Viele Menschen, denen ein Kind vors Auto
lief, konnten sich auch nie wieder ans Steuer
setzen.
Das ist jetzt nur meine Meinung: Wie ein Jockey,
der vom Pferd fällt, musst du einfach wieder
drauf klettern und durchreiten. Uli, ein guter
Freund von mir, ist Eishockeyspieler. Er hat mir
gesagt: "Wenn du mit dem Puck auf Tor zielst, aber
einen im Publikum am Kopf triffst, musst du
trotzdem wieder am nächsten Sonntag aufs Eis
gehen. Und wenn du dann den Puck nicht genauso hart
in Richtung Tor schießen kannst, wirst du
ausgetauscht." Genau das war die Diskussion bei
uns: Wir sind dafür beliebt, daß bei
Konzerten die Leute gemeinsam mit uns feiern.
Keiner will die Toten Hosen in einer bestuhlten
Halle erleben. Und wenn wir diese Sache
nicht mehr machen, werden die Leute zu anderen
Bands gehen, die es genauso gut können. Dann
feiern sie eben bei Rage Against The Machine.
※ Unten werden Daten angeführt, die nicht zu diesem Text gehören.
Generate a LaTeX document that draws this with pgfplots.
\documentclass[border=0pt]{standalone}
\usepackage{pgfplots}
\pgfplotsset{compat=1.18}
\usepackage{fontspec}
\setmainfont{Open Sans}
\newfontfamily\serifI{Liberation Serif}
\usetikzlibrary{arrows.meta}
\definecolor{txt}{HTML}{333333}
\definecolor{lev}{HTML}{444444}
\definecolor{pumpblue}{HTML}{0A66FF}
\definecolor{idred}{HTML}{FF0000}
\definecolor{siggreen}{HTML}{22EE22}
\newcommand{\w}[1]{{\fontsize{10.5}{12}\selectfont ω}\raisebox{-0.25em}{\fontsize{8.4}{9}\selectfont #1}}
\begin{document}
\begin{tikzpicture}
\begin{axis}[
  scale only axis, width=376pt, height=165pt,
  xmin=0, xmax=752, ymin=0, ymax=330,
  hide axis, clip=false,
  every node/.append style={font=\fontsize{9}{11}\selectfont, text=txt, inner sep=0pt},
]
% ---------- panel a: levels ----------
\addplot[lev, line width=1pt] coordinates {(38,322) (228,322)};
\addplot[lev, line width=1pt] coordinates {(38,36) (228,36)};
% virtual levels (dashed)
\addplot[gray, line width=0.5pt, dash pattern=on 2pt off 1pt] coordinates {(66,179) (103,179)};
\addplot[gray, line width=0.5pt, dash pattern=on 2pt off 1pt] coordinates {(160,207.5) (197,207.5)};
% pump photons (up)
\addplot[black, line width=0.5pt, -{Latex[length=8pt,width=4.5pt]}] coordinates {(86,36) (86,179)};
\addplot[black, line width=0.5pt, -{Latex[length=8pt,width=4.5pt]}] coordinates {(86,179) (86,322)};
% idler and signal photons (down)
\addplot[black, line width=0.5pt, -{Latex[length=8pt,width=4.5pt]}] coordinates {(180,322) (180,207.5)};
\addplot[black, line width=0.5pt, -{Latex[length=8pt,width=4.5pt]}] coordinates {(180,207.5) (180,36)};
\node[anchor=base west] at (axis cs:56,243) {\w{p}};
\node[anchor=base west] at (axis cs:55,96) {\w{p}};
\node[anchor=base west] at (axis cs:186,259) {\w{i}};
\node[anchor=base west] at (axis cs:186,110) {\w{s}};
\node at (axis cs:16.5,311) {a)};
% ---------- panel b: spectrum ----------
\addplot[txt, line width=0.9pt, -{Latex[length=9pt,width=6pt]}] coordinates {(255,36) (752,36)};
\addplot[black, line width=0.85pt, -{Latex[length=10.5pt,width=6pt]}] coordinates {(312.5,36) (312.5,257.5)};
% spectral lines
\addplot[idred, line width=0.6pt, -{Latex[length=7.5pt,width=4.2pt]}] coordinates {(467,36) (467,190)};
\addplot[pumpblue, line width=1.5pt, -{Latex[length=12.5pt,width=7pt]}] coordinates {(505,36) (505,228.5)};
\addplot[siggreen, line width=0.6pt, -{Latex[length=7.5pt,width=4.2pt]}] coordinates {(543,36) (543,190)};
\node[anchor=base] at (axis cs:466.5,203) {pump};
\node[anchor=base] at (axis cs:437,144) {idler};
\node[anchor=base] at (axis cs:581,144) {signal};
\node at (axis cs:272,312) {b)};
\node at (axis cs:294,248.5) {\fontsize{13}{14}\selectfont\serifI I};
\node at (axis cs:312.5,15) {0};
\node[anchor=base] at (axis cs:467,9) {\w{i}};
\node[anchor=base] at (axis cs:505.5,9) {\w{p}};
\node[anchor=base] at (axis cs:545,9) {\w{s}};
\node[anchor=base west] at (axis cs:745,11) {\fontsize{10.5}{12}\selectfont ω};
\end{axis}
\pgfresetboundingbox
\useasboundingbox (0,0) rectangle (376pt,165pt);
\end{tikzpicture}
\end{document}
Heißt das für die Hosen: nie
wieder eigene Stadion-Gigs?
Es ist auf jeden Fall noch immer wahnsinnig
schwer, in der Band darüber zu reden. Bis
heute gibt es Leute in der Band, die das nicht mehr
wollen. Ich behaupte: Erst, wenn wir wieder eine
Stadionshow gespielt haben, können wir diesen
Geist austreiben.
Ist das der Knackpunkt, an dem die Band
zerbrechen könnte?
Nein, notfalls werden die
Stadion-Befürworter zurückstecken. Der
einzige Grund, aufzuhören, wäre,
daß wir uns verkrachen. Ich verspreche
hiermit: Dann würde ich tausendprozentig keine
neue Band mehr gründen wollen. Das passiert in
meinem Leben nicht mehr. Das letzte Konzert der
Toten Hosen wird auch mein letztes Konzert sein.